C’est un exercice qui vous met la gueule en travers pendant des kilomètres et qui vous fout le stress toute la journée passée sur la selle. Une tactique de course qui peut vous faire perdre en l’espace de quelques bornes tout espoir de victoire dans n’importe quelle course, qu’elle soit par étapes ou d’un seul jour. Mais ce n’est pas un art perdu. Loin de là. Parce que la plupart du temps, on se souvient que le vent est capable de venir mettre le bordel dans un peloton. Du vent, des éventails qui se forment, des coureurs qui sautent, des hommes à la dérive. On se croirait parfois dans une étape de montagne tellement il peut y avoir des coureurs partout.

            La bordure. Belges ou Hollandais en sont passés maîtres. Car dans le plat pays qui est le leur, le vent est un incontournable, un élément naturel qu’il faut apprivoiser, pour autant que l’on puisse apprivoiser la nature. Ils le sentent, le devinent, sont aux aguets à la moindre brise suspecte. Et savent surtout l’anticiper. Parce qu’au jeu de la bordure, ceux qui gagnent sont ceux qui la voient venir en premier. Alors, quand vous êtes élevés à l’école du dieu Éole, inutile de vous dire que vous possédez un avantage certain sur la concurrence. Un avantage, vous dites ? Demandez à Romain Bardet qui, au soir de la 10e étape du dernier Tour de France, a dû payer une bonne bière à son coéquipier belge, Oliver Naesen, celui-là même qui l’a accroché au bon éventail dans une étape qui a éparpillé les coureurs « façon puzzle », comme dirait l’autre. Cette 10e étape qui fera dire à Thibaut Pinot que c’était une journée de merde. La même étape où les EF-Education First avaient placé leurs beaux maillots roses au-devant du peloton pour justement créer cette bordure. Mais cinq kilomètres trop tôt. Et lorsque les Deceuninck ont mis le peloton en éventail, Rigoberto Uran s’est retrouvé piégé, comme Pinot, comme Fuglsang, comme Porte, comme Mollema, comme Landa. Un art. Qu’il faut savoir maîtriser pour l’utiliser à bon escient. Comme ce jour de juillet 2016, où Peter Sagan et Maciej Bodnar provoquent une énième bordure avec 30 kilomètres à faire. Dans leur roue, Chris Froome et Geraint Thomas. Derrière, personne. Des gagnants et des perdants. Beaucoup de perdants.

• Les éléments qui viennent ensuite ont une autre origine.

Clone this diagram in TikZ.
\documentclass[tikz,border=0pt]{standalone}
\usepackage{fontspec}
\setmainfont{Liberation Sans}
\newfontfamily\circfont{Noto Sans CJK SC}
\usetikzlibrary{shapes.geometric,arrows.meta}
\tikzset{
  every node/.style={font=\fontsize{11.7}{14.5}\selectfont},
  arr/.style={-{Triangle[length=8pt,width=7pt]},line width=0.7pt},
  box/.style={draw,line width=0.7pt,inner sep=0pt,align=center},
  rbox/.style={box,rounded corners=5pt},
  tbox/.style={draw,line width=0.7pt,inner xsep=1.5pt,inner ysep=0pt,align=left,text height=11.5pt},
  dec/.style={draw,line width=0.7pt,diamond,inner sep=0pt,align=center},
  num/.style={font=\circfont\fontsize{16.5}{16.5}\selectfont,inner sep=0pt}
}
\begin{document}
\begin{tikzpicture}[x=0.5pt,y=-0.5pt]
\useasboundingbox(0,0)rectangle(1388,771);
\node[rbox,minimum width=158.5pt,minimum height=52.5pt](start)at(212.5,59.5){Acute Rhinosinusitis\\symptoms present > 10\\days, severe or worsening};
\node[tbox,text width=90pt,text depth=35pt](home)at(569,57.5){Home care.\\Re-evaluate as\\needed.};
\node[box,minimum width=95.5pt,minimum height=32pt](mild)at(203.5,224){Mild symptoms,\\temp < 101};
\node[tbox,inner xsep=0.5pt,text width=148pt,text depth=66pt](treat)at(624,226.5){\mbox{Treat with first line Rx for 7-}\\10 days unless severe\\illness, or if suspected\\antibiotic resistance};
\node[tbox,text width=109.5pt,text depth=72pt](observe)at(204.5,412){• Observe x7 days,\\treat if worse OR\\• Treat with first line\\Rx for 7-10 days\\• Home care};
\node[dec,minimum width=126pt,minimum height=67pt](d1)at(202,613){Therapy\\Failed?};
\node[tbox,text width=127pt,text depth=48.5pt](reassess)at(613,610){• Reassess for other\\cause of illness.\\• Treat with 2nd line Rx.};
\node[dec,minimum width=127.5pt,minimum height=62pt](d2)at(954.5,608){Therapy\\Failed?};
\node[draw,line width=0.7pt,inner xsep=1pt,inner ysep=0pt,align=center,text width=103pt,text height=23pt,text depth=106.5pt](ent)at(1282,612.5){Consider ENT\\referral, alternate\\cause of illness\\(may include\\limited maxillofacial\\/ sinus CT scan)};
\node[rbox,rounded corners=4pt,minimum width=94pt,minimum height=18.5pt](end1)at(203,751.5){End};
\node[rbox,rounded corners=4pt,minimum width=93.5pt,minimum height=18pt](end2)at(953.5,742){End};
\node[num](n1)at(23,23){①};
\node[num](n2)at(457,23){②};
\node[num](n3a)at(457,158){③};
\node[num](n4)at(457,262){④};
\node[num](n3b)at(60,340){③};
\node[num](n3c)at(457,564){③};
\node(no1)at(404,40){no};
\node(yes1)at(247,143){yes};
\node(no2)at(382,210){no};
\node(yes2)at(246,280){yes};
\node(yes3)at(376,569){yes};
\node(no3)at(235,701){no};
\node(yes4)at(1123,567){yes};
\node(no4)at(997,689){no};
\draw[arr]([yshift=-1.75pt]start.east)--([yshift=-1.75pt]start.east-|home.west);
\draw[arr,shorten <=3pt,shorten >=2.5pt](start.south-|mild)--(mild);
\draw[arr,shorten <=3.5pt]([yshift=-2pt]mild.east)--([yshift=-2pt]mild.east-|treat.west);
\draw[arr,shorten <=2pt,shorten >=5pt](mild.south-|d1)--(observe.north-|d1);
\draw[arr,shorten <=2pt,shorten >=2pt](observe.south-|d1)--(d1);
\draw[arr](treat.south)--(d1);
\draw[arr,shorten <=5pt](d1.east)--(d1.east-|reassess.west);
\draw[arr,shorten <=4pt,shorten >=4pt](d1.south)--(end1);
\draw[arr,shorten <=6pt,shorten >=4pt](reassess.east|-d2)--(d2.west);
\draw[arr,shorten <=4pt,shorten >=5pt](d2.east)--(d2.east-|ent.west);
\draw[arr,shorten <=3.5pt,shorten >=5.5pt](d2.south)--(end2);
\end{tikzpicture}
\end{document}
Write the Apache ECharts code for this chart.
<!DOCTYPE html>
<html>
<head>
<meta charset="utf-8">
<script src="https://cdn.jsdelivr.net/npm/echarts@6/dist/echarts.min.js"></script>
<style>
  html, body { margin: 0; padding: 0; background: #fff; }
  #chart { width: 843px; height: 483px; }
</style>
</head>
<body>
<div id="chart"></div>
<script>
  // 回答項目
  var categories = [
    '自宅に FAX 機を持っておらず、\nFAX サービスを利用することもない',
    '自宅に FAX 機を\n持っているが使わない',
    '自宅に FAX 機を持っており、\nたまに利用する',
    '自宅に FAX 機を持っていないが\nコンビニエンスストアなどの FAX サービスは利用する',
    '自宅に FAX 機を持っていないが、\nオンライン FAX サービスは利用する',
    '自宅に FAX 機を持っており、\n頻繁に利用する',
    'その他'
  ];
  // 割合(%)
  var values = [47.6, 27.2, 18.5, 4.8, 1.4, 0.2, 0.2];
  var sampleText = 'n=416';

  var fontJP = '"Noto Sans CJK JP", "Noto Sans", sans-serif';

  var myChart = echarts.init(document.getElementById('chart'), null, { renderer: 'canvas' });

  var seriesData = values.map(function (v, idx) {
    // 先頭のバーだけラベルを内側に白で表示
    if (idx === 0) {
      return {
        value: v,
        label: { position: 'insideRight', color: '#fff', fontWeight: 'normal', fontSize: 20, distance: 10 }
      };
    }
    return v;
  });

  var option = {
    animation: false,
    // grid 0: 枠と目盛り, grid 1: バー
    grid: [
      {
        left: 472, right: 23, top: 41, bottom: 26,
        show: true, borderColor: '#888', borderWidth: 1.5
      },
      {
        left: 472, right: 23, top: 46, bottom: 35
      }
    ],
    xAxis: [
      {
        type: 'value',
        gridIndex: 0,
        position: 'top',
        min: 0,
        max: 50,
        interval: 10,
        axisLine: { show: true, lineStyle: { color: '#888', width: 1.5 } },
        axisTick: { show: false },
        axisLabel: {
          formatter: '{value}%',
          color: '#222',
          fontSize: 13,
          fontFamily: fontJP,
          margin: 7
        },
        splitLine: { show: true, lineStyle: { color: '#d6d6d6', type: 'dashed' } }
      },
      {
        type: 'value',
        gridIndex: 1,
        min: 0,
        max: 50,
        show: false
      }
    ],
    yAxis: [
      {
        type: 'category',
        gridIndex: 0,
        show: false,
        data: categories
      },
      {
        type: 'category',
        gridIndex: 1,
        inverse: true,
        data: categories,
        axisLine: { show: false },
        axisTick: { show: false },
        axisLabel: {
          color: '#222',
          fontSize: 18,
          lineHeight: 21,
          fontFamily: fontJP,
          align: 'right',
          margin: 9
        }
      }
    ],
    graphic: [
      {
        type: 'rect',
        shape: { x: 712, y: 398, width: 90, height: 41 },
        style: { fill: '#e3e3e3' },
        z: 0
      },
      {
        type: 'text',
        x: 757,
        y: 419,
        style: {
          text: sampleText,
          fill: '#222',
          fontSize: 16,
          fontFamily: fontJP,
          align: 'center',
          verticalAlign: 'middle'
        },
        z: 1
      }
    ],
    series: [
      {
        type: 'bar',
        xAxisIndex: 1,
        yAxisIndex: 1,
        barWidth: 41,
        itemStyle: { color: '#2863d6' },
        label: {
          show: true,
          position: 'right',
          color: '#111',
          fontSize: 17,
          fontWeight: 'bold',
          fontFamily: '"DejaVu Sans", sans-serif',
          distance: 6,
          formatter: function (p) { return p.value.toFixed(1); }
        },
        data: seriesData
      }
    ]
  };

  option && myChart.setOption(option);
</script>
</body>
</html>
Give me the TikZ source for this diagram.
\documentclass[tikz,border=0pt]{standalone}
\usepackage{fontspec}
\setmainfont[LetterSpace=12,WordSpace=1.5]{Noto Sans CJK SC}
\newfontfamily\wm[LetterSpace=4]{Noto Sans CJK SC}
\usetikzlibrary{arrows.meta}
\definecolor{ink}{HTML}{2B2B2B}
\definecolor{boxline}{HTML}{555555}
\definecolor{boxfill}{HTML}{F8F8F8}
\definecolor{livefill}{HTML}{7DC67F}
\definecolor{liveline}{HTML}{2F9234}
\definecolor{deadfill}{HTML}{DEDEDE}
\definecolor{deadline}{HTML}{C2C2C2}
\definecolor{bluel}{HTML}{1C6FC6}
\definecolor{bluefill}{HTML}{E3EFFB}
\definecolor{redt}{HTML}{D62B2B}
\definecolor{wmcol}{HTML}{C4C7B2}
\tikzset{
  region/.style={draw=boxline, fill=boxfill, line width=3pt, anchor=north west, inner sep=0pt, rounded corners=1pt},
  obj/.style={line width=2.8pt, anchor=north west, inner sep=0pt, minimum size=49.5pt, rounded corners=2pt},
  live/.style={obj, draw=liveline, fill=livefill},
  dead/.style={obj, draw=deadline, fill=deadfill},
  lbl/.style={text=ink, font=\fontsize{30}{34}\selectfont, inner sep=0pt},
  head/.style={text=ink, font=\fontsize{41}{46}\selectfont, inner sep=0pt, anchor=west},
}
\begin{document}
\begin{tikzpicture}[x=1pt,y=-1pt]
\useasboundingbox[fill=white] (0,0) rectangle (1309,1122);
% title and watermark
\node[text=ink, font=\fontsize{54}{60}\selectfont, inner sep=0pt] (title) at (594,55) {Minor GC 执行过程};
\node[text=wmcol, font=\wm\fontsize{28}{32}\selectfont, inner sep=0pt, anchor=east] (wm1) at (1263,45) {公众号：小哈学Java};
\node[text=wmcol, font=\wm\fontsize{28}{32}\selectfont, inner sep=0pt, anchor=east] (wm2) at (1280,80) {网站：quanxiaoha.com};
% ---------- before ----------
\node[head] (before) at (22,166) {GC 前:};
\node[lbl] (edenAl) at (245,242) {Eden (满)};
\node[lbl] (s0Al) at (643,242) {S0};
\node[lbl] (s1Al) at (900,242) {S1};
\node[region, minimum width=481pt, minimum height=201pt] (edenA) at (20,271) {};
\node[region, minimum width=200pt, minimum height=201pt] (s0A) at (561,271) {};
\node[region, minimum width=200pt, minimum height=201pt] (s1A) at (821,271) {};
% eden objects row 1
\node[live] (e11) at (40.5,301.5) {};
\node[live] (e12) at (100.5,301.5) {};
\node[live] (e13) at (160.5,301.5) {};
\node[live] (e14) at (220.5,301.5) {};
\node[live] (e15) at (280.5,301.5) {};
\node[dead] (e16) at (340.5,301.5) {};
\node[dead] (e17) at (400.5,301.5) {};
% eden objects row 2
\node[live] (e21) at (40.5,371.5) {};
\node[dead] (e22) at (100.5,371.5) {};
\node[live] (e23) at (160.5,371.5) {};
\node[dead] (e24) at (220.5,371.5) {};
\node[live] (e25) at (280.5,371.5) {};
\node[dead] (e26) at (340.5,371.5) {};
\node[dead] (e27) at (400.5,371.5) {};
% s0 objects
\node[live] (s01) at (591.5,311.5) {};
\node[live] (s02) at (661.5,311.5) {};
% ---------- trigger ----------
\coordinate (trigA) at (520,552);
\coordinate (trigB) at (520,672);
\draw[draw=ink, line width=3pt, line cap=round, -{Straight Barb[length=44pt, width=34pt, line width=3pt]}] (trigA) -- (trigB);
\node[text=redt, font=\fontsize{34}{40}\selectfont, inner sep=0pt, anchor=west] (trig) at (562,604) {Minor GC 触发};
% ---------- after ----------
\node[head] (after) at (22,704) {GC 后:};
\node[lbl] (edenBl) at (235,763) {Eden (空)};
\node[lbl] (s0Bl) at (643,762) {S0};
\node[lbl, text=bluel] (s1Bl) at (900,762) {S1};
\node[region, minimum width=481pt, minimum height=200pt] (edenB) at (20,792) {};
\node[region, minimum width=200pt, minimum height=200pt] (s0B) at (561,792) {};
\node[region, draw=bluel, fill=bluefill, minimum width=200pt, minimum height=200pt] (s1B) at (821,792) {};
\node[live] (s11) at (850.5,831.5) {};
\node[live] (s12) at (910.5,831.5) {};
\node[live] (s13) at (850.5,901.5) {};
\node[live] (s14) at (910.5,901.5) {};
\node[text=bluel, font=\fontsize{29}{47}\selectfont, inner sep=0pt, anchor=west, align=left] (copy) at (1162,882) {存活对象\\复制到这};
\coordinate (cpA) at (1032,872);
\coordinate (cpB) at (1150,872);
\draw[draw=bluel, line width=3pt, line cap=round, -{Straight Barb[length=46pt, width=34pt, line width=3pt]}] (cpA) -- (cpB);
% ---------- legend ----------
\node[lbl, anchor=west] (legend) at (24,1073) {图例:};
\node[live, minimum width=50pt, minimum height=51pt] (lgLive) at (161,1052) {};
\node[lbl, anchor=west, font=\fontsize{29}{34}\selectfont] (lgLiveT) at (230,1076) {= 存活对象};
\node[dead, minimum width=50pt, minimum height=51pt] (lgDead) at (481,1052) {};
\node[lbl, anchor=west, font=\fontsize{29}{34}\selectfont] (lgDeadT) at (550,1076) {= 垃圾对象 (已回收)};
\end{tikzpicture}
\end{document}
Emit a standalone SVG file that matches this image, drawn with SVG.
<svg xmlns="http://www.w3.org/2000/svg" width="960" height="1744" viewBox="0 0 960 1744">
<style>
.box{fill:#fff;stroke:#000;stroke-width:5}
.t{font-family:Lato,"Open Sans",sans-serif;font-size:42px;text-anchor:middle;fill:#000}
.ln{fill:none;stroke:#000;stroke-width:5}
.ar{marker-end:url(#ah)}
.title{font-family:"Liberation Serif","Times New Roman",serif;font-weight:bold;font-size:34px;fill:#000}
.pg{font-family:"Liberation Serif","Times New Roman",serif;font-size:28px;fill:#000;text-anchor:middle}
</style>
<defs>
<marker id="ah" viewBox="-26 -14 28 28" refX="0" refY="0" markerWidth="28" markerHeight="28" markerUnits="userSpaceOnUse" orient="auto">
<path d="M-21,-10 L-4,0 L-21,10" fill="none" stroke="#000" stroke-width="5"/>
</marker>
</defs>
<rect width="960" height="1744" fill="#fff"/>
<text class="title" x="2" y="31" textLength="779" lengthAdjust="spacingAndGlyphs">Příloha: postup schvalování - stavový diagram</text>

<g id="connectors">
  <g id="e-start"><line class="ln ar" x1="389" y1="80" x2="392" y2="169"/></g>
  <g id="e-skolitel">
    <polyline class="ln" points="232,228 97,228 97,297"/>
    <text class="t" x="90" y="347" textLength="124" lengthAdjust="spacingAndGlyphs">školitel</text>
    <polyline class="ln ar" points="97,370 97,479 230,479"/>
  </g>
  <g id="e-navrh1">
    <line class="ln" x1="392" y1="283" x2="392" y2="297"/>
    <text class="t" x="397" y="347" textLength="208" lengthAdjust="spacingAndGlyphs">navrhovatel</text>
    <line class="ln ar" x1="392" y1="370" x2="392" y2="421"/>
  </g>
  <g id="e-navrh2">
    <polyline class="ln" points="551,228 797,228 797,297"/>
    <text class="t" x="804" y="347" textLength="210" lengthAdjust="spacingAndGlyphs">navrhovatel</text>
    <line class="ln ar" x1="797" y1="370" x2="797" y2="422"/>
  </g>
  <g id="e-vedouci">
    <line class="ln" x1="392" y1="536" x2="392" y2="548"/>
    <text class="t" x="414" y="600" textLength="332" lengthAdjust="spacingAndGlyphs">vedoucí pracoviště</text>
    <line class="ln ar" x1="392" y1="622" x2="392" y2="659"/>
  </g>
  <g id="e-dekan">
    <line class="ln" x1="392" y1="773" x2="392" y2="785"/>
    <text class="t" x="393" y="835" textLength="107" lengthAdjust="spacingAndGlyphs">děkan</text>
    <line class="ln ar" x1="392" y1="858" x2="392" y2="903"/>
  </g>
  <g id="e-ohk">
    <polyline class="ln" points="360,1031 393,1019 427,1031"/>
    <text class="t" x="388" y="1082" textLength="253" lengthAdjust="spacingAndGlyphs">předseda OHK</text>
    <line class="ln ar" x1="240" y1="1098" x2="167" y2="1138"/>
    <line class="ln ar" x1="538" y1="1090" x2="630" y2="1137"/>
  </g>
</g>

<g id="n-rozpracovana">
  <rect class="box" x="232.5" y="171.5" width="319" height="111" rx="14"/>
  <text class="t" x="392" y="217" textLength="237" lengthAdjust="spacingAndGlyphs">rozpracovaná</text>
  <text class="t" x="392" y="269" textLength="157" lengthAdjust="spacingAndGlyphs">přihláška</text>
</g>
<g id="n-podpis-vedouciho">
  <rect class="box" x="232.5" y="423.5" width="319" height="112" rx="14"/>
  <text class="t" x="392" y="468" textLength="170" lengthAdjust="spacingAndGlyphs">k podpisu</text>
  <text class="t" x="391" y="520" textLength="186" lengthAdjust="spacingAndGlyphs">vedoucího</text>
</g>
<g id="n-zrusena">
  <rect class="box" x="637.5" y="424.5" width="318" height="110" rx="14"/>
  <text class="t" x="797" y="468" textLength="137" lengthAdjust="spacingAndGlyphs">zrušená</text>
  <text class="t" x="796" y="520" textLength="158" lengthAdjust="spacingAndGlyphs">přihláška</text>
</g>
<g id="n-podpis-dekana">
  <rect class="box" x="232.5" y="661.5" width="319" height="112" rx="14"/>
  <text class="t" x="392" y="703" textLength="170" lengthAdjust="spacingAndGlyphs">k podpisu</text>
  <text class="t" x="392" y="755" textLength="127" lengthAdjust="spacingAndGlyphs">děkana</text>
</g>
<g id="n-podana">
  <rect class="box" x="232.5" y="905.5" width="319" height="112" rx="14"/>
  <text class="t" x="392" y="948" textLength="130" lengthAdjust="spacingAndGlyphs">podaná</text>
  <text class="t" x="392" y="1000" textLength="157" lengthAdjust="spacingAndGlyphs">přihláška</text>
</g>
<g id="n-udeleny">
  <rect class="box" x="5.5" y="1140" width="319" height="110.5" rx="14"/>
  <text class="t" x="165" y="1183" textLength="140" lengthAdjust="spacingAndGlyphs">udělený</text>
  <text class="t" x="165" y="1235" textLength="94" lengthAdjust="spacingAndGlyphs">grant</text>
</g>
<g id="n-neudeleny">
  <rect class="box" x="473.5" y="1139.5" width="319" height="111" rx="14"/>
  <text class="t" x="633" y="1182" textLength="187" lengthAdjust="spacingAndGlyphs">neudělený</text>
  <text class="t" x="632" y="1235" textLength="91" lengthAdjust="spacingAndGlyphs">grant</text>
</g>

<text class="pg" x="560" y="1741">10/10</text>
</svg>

            La bordure a ce côté magique que ne possèdent pas les étapes de montagne. Parce qu’on sait qu’elles seront un moment décisif dans une course à étapes, on les anticipe, on les attend avec impatience, mais elles arrivent finalement, perdant ainsi le charme de la surprise. La bordure, elle, joue à la fille de l’air. Elle peut arriver comme un chien dans un jeu de quilles, ou bien rester cachée et faire sa timide. On a beau l’appeler de tous nos vœux assis dans le fond de notre canapé, elle ne se donnera que si elle en a envie. On aurait envie de lui chanter « Fais comme si j’avais pris la mer/J’ai sorti la grand’ voile/Et j’ai glissé sous le vent » histoire de l’attirer, mais ça ne changera rien. C’est elle qui décide si elle veut se pointer le bout du nez. Ou plutôt, ce sont eux qui décident. La direction du vent, sa force, le contexte, vous pouvez mettre tous les ingrédients dans le mélangeur, ça reste les coureurs qui appuieront sur le bouton.

            Tout le monde connaît ces étapes où on ne peut pas gagner, mais où on peut tout perdre. Comme les deux premières étapes de Paris-Nice qui, pour les leaders assumés, ont consisté à sauver sa peau. On aurait pu assister à deux étapes pépères, de celles qui vous plongent dans un sommeil léger, bercés que vous êtes par les voix ronronnantes  qui sortent des haut-parleurs de la télévision. Mais non. Cette fois-là, le vent s’est invité pour mettre la panique dans un peloton déjà transi par la pluie et le froid. Comme pour rajouter une couche à la misère de tous ceux venus pour courir après le soleil. Mais en ces deux journées d’un mois de mars exécrable, on a plutôt couru contre le vent, avec des gagnants et beaucoup de perdants. Mais tous se sont mis la gueule en travers. Même les Belges et les Hollandais. Un art, la bordure ? Oui. Un savoir-faire fait de souffrance, certes, mais un art quand même. Celui de jouer avec le vent.